═════ Records ═════

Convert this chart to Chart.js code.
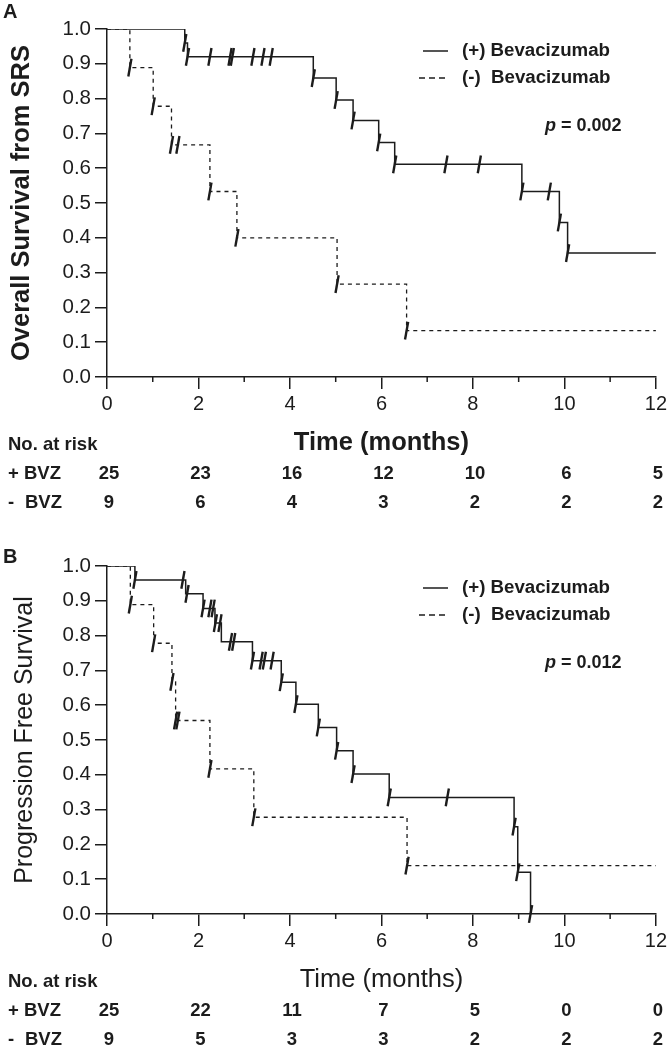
<!DOCTYPE html>
<html>
<head>
<meta charset="utf-8">
<title>Kaplan-Meier: Bevacizumab</title>
<script src="https://cdn.jsdelivr.net/npm/chart.js@4.4.0/dist/chart.umd.min.js"></script>
<style>
  html, body { margin: 0; padding: 0; background: #fff; }
  #wrap { position: relative; width: 670px; height: 1050px; }
  canvas { position: absolute; left: 0; }
</style>
</head>
<body>
<div id="wrap">
  <canvas id="chartOS" width="670" height="525" style="top:0"></canvas>
  <canvas id="chartPFS" width="670" height="525" style="top:525px"></canvas>
</div>
<script>
// --- Panel A: overall survival (step points: time in months, survival after the step)
const osPlusTimes  = [0, 1.70, 1.76, 4.51, 5.01, 5.38, 5.94, 6.29, 9.07, 9.89, 10.07, 12];
const osPlusSurv   = [1.0, 0.96, 0.92, 0.859, 0.796, 0.737, 0.674, 0.611, 0.533, 0.444, 0.356, 0.356];
const osPlusCensor = [1.70, 1.76, 2.25, 2.69, 2.74, 3.19, 3.41, 3.59, 4.51, 5.01, 5.38, 5.94, 6.29, 7.41, 8.14, 9.07, 9.67, 9.89, 10.07];

const osMinusTimes  = [0, 0.50, 1.01, 1.41, 2.25, 2.84, 5.03, 6.55, 12];
const osMinusSurv   = [1.0, 0.889, 0.778, 0.667, 0.533, 0.40, 0.267, 0.133, 0.133];
const osMinusCensor = [0.50, 1.01, 1.41, 1.55, 2.25, 2.84, 5.03, 6.55];

// --- Panel B: progression free survival
const pfsPlusTimes  = [0, 0.61, 1.72, 2.10, 2.36, 2.50, 3.18, 3.81, 4.13, 4.62, 5.02, 5.38, 6.17, 8.90, 8.98, 9.26];
const pfsPlusSurv   = [1.0, 0.96, 0.92, 0.878, 0.836, 0.782, 0.728, 0.666, 0.603, 0.536, 0.469, 0.402, 0.335, 0.251, 0.12, 0.0];
const pfsPlusCensor = [0.61, 1.66, 1.75, 2.10, 2.25, 2.32, 2.37, 2.47, 2.70, 2.77, 3.18, 3.37, 3.44, 3.61, 3.81, 4.13, 4.62, 5.02, 5.38, 6.17, 7.44, 8.90, 8.98, 9.26];

const pfsMinusTimes  = [0, 0.51, 1.02, 1.42, 1.50, 2.25, 3.21, 6.56, 12];
const pfsMinusSurv   = [1.0, 0.889, 0.778, 0.667, 0.556, 0.417, 0.278, 0.139, 0.139];
const pfsMinusCensor = [0.51, 1.02, 1.42, 1.50, 1.55, 2.25, 3.21, 6.56];

// --- Numbers at risk
const riskTimes     = [0, 2, 4, 6, 8, 10, 12];
const osRiskPlus    = [25, 23, 16, 12, 10, 6, 5];
const osRiskMinus   = [9, 6, 4, 3, 2, 2, 2];
const pfsRiskPlus   = [25, 22, 11, 7, 5, 0, 0];
const pfsRiskMinus  = [9, 5, 3, 3, 2, 2, 2];

const minorTicks = [1, 3, 5, 7, 9, 11];
const seriesNames = ['(+) Bevacizumab', '(-)  Bevacizumab'];

const FONT = "'Liberation Sans', Arial, Helvetica, sans-serif";
const INK = '#1c1c1c';

function survAt(times, surv, t) {
    let s = surv[0];
    for (let i = 0; i < times.length; i++) {
        if (times[i] <= t + 1e-9) s = surv[i];
    }
    return s;
}

function stepData(times, surv) {
    return times.map((t, i) => ({ x: t, y: surv[i] }));
}

function censorData(censor, times, surv) {
    return censor.map(t => ({ x: t, y: survAt(times, surv, t) }));
}

// decorations: minor ticks, titles, legend, p value, numbers at risk
const kmDecor = {
    id: 'kmDecor',
    afterDraw(chart, args, o) {
        const { ctx, chartArea: a, scales: { x } } = chart;
        ctx.save();
        ctx.fillStyle = INK;
        ctx.strokeStyle = INK;

        // minor ticks on the time axis
        ctx.lineWidth = 1.5;
        minorTicks.forEach(m => {
            const px = x.getPixelForValue(m);
            ctx.beginPath();
            ctx.moveTo(px, a.bottom);
            ctx.lineTo(px, a.bottom + 5);
            ctx.stroke();
        });

        // panel letter
        ctx.font = 'bold 20px ' + FONT;
        ctx.textAlign = 'left';
        ctx.textBaseline = 'middle';
        ctx.fillText(o.letter, 3, o.letterY);

        const weight = o.bold ? 'bold ' : '';

        // y title
        ctx.save();
        ctx.translate(o.yTitleX, (a.top + a.bottom) / 2);
        ctx.rotate(-Math.PI / 2);
        ctx.font = weight + o.yTitleSize + 'px ' + FONT;
        ctx.textAlign = 'center';
        ctx.fillText(o.yTitle, 0, 0);
        ctx.restore();

        // x title
        ctx.font = weight + o.xTitleSize + 'px ' + FONT;
        ctx.textAlign = 'center';
        ctx.fillText('Time (months)', (a.left + a.right) / 2, a.bottom + 66);

        // legend
        const rows = [a.top + 22, a.top + 49];
        ctx.font = 'bold 18.7px ' + FONT;
        ctx.textAlign = 'left';
        ctx.lineWidth = 1.5;
        rows.forEach((ry, i) => {
            ctx.beginPath();
            ctx.setLineDash(i === 0 ? [] : [6, 4]);
            ctx.moveTo(i === 0 ? 423 : 419, ry);
            ctx.lineTo(448, ry);
            ctx.stroke();
            ctx.setLineDash([]);
            ctx.fillText(seriesNames[i], 462, ry);
        });

        // p value
        const py = a.top + 97;
        ctx.font = 'italic bold 18px ' + FONT;
        ctx.fillText('p', 545, py);
        const pw = ctx.measureText('p').width;
        ctx.font = 'bold 18px ' + FONT;
        ctx.fillText(' = ' + o.pValue, 545 + pw, py);

        // numbers at risk
        ctx.font = 'bold 18.5px ' + FONT;
        ctx.textAlign = 'left';
        const r0 = a.bottom + 68, r1 = a.bottom + 97, r2 = a.bottom + 126;
        ctx.fillText('No. at risk', 8, r0);
        ctx.fillText('+ BVZ', 8, r1);
        ctx.fillText('-', 8, r2);
        ctx.fillText('BVZ', 25, r2);
        ctx.textAlign = 'center';
        riskTimes.forEach((t, i) => {
            const px = x.getPixelForValue(t) + 2;
            ctx.fillText(String(o.riskPlus[i]), px, r1);
            ctx.fillText(String(o.riskMinus[i]), px, r2);
        });

        ctx.restore();
    }
};

function makeChart(id, cfg) {
    const line = (data, dash) => ({
        data: data,
        stepped: 'before',
        borderColor: INK,
        borderWidth: dash ? 1.3 : 1.5,
        borderDash: dash ? [4, 4] : [],
        pointRadius: 0,
        fill: false
    });
    const ticks = (data) => ({
        data: data,
        showLine: false,
        pointStyle: 'line',
        rotation: -80,
        pointRadius: 9,
        pointHoverRadius: 9,
        pointBorderWidth: 2.4,
        pointBorderColor: INK,
        borderColor: INK,
        clip: false
    });

    return new Chart(document.getElementById(id), {
        type: 'line',
        data: {
            datasets: [
                line(stepData(cfg.plusTimes, cfg.plusSurv), false),
                line(stepData(cfg.minusTimes, cfg.minusSurv), true),
                ticks(censorData(cfg.plusCensor, cfg.plusTimes, cfg.plusSurv)),
                ticks(censorData(cfg.minusCensor, cfg.minusTimes, cfg.minusSurv))
            ]
        },
        options: {
            responsive: false,
            devicePixelRatio: 1,
            animation: false,
            layout: { padding: { top: cfg.top, right: 13, left: 0, bottom: 0 } },
            plugins: {
                legend: { display: false },
                tooltip: { enabled: false },
                kmDecor: cfg.decor
            },
            scales: {
                x: {
                    type: 'linear',
                    min: 0,
                    max: 12,
                    afterFit: s => { s.height = cfg.xHeight; },
                    grid: { drawOnChartArea: false, color: INK, lineWidth: 1.5, tickLength: 12 },
                    border: { color: INK, width: 1.5 },
                    ticks: { stepSize: 2, color: INK, padding: 3, maxRotation: 0, font: { family: FONT, size: 20 } }
                },
                y: {
                    min: 0,
                    max: 1,
                    afterFit: s => { s.width = 107; },
                    grid: { drawOnChartArea: false, color: INK, lineWidth: 1.5, tickLength: 12 },
                    border: { color: INK, width: 1.5 },
                    ticks: {
                        stepSize: 0.1,
                        color: INK,
                        padding: 4,
                        font: { family: FONT, size: 20.5 },
                        callback: v => Number(v).toFixed(1)
                    }
                }
            }
        },
        plugins: [kmDecor]
    });
}

makeChart('chartOS', {
    plusTimes: osPlusTimes, plusSurv: osPlusSurv, plusCensor: osPlusCensor,
    minusTimes: osMinusTimes, minusSurv: osMinusSurv, minusCensor: osMinusCensor,
    top: 29, xHeight: 148,
    decor: {
        letter: 'A', letterY: 12, bold: true,
        yTitle: 'Overall Survival from SRS', yTitleX: 22, yTitleSize: 25.5,
        xTitleSize: 25.5, pValue: '0.002',
        riskPlus: osRiskPlus, riskMinus: osRiskMinus
    }
});

makeChart('chartPFS', {
    plusTimes: pfsPlusTimes, plusSurv: pfsPlusSurv, plusCensor: pfsPlusCensor,
    minusTimes: pfsMinusTimes, minusSurv: pfsMinusSurv, minusCensor: pfsMinusCensor,
    top: 41, xHeight: 136,
    decor: {
        letter: 'B', letterY: 32, bold: false,
        yTitle: 'Progression Free Survival', yTitleX: 25, yTitleSize: 25,
        xTitleSize: 25.5, pValue: '0.012',
        riskPlus: pfsRiskPlus, riskMinus: pfsRiskMinus
    }
});
</script>
</body>
</html>
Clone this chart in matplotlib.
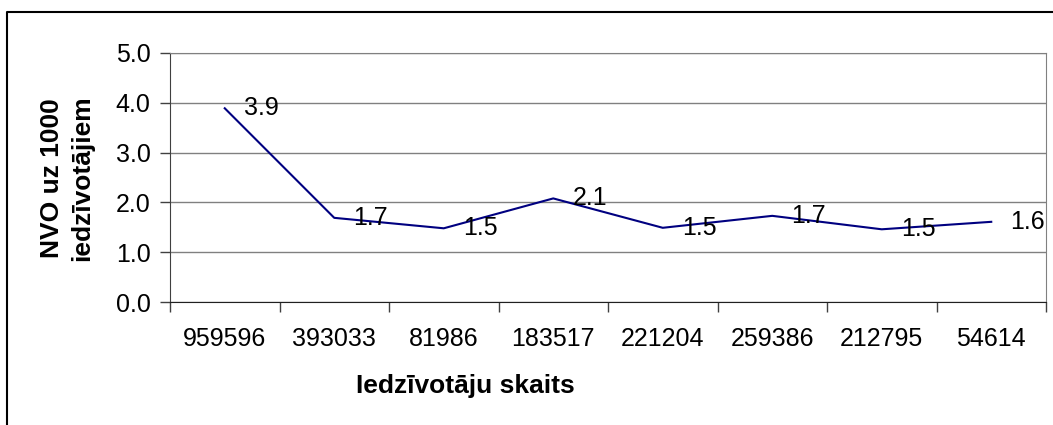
import matplotlib
matplotlib.use("Agg")
import matplotlib.pyplot as plt
from matplotlib.lines import Line2D

# population per municipality group and NGO count per 1000 inhabitants
populations = ["959596", "393033", "81986", "183517", "221204", "259386", "212795", "54614"]
ngo_per_1000 = [3.89, 1.69, 1.48, 2.08, 1.49, 1.73, 1.46, 1.61]
y_ticks = [0.0, 1.0, 2.0, 3.0, 4.0, 5.0]

plt.rcParams['font.family'] = ['Liberation Sans', 'DejaVu Sans']

W, H = 1053, 425
fig = plt.figure(figsize=(W / 100, H / 100), dpi=100)
ax = fig.add_axes([170 / W, 1 - 302 / H, (1046 - 170) / W, (302 - 53) / H])

x = list(range(len(populations)))
ax.plot(x, ngo_per_1000, color='#000080', lw=1.5, zorder=3)
for xi, v in zip(x, ngo_per_1000):
    ax.annotate(f"{v:.1f}", (xi, v), xytext=(19, 0), textcoords='offset pixels',
                ha='left', va='center', fontsize=18, color='black', zorder=4,
                annotation_clip=False)

ax.set_xlim(-0.5, len(populations) - 0.5)
ax.set_ylim(0, 5)
ax.set_yticks(y_ticks)
ax.set_yticklabels([f"{t:.1f}" for t in y_ticks])
ax.set_xticks(x)
ax.set_xticklabels(populations)
ax.set_xticks([i - 0.5 for i in range(len(populations) + 1)], minor=True)
ax.tick_params(axis='x', which='major', length=0, pad=18, labelsize=18)
ax.tick_params(axis='x', which='minor', length=7, width=1, color='#404040')
ax.tick_params(axis='y', length=7, width=1, pad=7, labelsize=18, color='#404040')

ax.yaxis.grid(True, color='#808080', lw=1)
ax.set_axisbelow(True)
for side in ['top', 'right']:
    ax.spines[side].set_color('#808080')
ax.spines['left'].set_color('#404040')
ax.spines['bottom'].set_color('#202020')

fig.text(67 / W, 1 - 178 / H, "NVO uz 1000\niedzīvotājiem", rotation=90,
         ha='center', va='center', multialignment='center',
         fontsize=19, fontweight='bold', linespacing=1.35)
fig.text(465 / W, 1 - 386 / H, "Iedzīvotāju skaits", ha='center', va='center',
         fontsize=19, fontweight='bold')

# outer chart frame (left and top edges visible)
fig.add_artist(Line2D([7 / W, 7 / W, 1.0], [0.0, 1 - 12 / H, 1 - 12 / H],
                      transform=fig.transFigure, color='black', lw=1.5))

fig.savefig("out.png", dpi=100)
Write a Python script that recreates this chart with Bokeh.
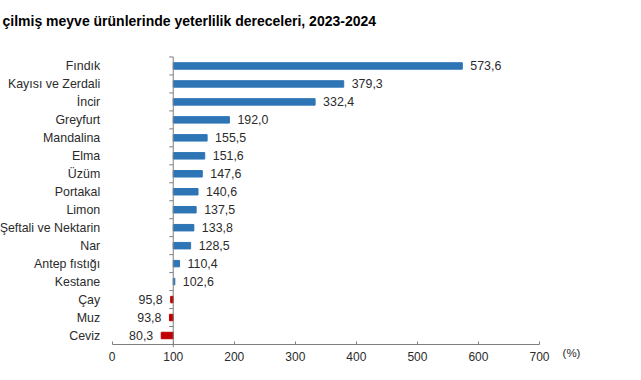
from bokeh.plotting import figure
from bokeh.models import Range1d, FixedTicker, ColumnDataSource
from bokeh.core.properties import value
from bokeh.embed import file_html
from bokeh.resources import INLINE

# ---- data ----
categories = ["Fındık", "Kayısı ve Zerdali", "İncir", "Greyfurt", "Mandalina", "Elma",
              "Üzüm", "Portakal", "Limon", "Şeftali ve Nektarin", "Nar", "Antep fıstığı",
              "Kestane", "Çay", "Muz", "Ceviz"]
values = [573.6, 379.3, 332.4, 192.0, 155.5, 151.6, 147.6, 140.6, 137.5, 133.8,
          128.5, 110.4, 102.6, 95.8, 93.8, 80.3]
baseline = 100
xticks = [0, 100, 200, 300, 400, 500, 600, 700]
title_text = "çilmiş meyve ürünlerinde yeterlilik dereceleri, 2023-2024"
unit_text = "(%)"

# ---- layout constants (pixels) ----
W, H = 640, 378
X0_PX = 111.7          # where value 0 sits horizontally
PX_PER_UNIT = 0.6104   # horizontal scale
ROW_PX = 17.97         # vertical spacing per category
AXIS_PX = 344          # vertical pixel of the x axis line

x_start = -X0_PX / PX_PER_UNIT
x_end = x_start + W / PX_PER_UNIT
y_start = -0.5 - (H - AXIS_PX) / ROW_PX
y_end = -0.5 + AXIS_PX / ROW_PX

def px_x(px):
    return x_start + px / PX_PER_UNIT

def px_y(py):
    return y_end - py / ROW_PX

FONT = "Liberation Sans"
BLUE = "#2e75b6"
RED = "#c00000"
TXT = "#2b2b2b"
AX = "#7f7f7f"

n = len(categories)
ys = [n - 1 - i for i in range(n)]
lefts = [min(v, baseline) for v in values]
rights = [max(v, baseline) for v in values]
colors = [BLUE if v >= baseline else RED for v in values]
vlabels = [f"{v:.1f}".replace(".", ",") for v in values]

src = ColumnDataSource(dict(y=ys, left=lefts, right=rights, color=colors,
                            cat=categories, val=values, lab=vlabels))

p = figure(width=W, height=H, output_backend="svg", toolbar_location=None,
           x_range=Range1d(x_start, x_end), y_range=Range1d(y_start, y_end),
           y_axis_location=None, min_border_left=0, min_border_right=0,
           min_border_top=0, min_border_bottom=0)
p.outline_line_color = None
p.grid.visible = False
p.background_fill_color = "white"

# bars
p.hbar(y="y", left="left", right="right", height=0.36, color="color", source=src)

# vertical base line at 100 with category boundary ticks
p.segment(x0=[baseline], x1=[baseline], y0=[-0.5 - 0.15], y1=[n - 0.5],
          line_color=AX, line_width=1)
bounds_y = [k - 0.5 for k in range(n + 1)]
p.segment(x0=[baseline - 4 / PX_PER_UNIT] * len(bounds_y), x1=[baseline] * len(bounds_y),
          y0=bounds_y, y1=bounds_y, line_color=AX, line_width=1)

# category labels
p.text(x=0, y="y", text="cat", source=src, x_offset=-12, text_align="right",
       text_baseline="middle", text_font=value(FONT), text_font_size="12.4px",
       text_color=TXT)

# value labels
pos = ColumnDataSource(dict(x=[v for v in values if v >= baseline],
                            y=[y for y, v in zip(ys, values) if v >= baseline],
                            t=[l for l, v in zip(vlabels, values) if v >= baseline]))
neg = ColumnDataSource(dict(x=[v for v in values if v < baseline],
                            y=[y for y, v in zip(ys, values) if v < baseline],
                            t=[l for l, v in zip(vlabels, values) if v < baseline]))
p.text(x="x", y="y", text="t", source=pos, x_offset=8, text_align="left",
       text_baseline="middle", text_font=value(FONT), text_font_size="12.4px",
       text_color=TXT)
p.text(x="x", y="y", text="t", source=neg, x_offset=-8, text_align="right",
       text_baseline="middle", text_font=value(FONT), text_font_size="12.4px",
       text_color=TXT)

# x axis, drawn at the category baseline
ax = p.xaxis[0]
ax.fixed_location = -0.5
ax.ticker = FixedTicker(ticks=xticks)
ax.bounds = (xticks[0], xticks[-1])
ax.axis_line_color = AX
ax.major_tick_line_color = AX
ax.major_tick_in = 3
ax.major_tick_out = 0
ax.minor_tick_line_color = None
ax.major_label_standoff = 7
ax.major_label_text_font = FONT
ax.major_label_text_font_size = "12px"
ax.major_label_text_color = TXT

# title
p.text(x=[px_x(2)], y=[px_y(20)], text=[title_text], text_font=value(FONT),
       text_font_size="14px", text_font_style="bold", text_color="#000000",
       text_baseline="middle", text_align="left")

# unit label
p.text(x=[px_x(571)], y=[px_y(352)], text=[unit_text], text_font=value(FONT),
       text_font_size="11.5px", text_color=TXT, text_baseline="middle",
       text_align="center")

open("out.html", "w").write(file_html(p, INLINE))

═════

> Aim: In the listing above, find the line with "Clone this chart in matplotlib." and the line with "annotation_clip=False)". Copy exactly those lines and all between them, minus the images.

> Solved problem:
Clone this chart in matplotlib.
import matplotlib
matplotlib.use("Agg")
import matplotlib.pyplot as plt
from matplotlib.lines import Line2D

# population per municipality group and NGO count per 1000 inhabitants
populations = ["959596", "393033", "81986", "183517", "221204", "259386", "212795", "54614"]
ngo_per_1000 = [3.89, 1.69, 1.48, 2.08, 1.49, 1.73, 1.46, 1.61]
y_ticks = [0.0, 1.0, 2.0, 3.0, 4.0, 5.0]

plt.rcParams['font.family'] = ['Liberation Sans', 'DejaVu Sans']

W, H = 1053, 425
fig = plt.figure(figsize=(W / 100, H / 100), dpi=100)
ax = fig.add_axes([170 / W, 1 - 302 / H, (1046 - 170) / W, (302 - 53) / H])

x = list(range(len(populations)))
ax.plot(x, ngo_per_1000, color='#000080', lw=1.5, zorder=3)
for xi, v in zip(x, ngo_per_1000):
    ax.annotate(f"{v:.1f}", (xi, v), xytext=(19, 0), textcoords='offset pixels',
                ha='left', va='center', fontsize=18, color='black', zorder=4,
                annotation_clip=False)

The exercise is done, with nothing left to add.